Правда, чернь захватывает трех связанных веревками желтых курьеров и хочет убить по крайней мере их. Но наше верховное Собрание, заседающее в этот великий момент, высылает на помощь депутацию, и все успокаивается. Барнав, "весь в пыли", уже там, в национальном зале, делает короткое сдержанное сообщение. Действительно, нужно сказать, что в течение всего путешествия Барнав был очень деликатен, полон сочувствия и завоевал доверие королевы, которой благородный инстинкт всегда подсказывал, кому можно доверять. Совсем иначе вел себя тяжеловесный Петион, который, если верить г-же Кампан, ел свой завтрак, бесцеремонно наливая в стакан вино в королевской берлине, выбрасывал цыплячьи косточки мимо самого носа их величеств и на слова короля: "Франция не может быть республикой" - отвечал: "Нет, она еще не созрела". Барнав отныне советник королевы, но только советы теперь уже бесполезны, и Ее Величество удивляет г-жу Кампан, высказывая почти уважение к Барнаву и говоря, что в день расплаты и королевского триумфа Барнав не будет казнен.
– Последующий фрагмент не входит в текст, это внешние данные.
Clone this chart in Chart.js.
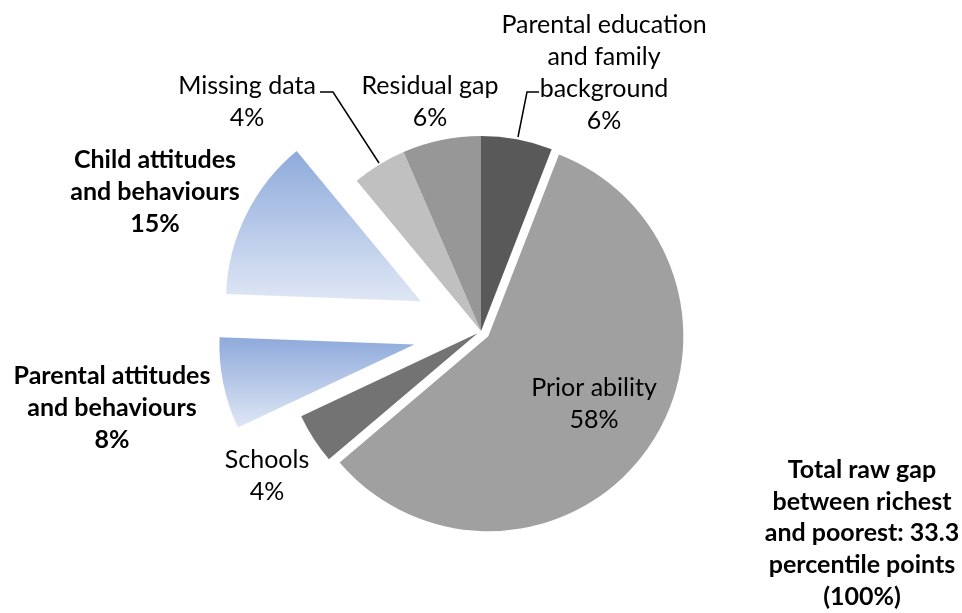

В понедельник ночью король бежал, в субботу вечером он возвращается, и как много в течение одной короткой недели сделано им для королевской власти! Гаерская трагедия скрылась в Тюильрийском дворце в ожидании "тяжелого и жестокого наказания". Королевскую чету сторожат, связывают, принижают, как не принижали ни одного короля. Ее сторожат даже в спальнях и самых интимных апартаментах, и она должна спать с отворенными дверями; синий национальный Аргус стоит на страже, устремив взор на занавеси королевы; даже раз, когда ей не спится, он предлагает посидеть у ее изголовья, и поболтать с нею.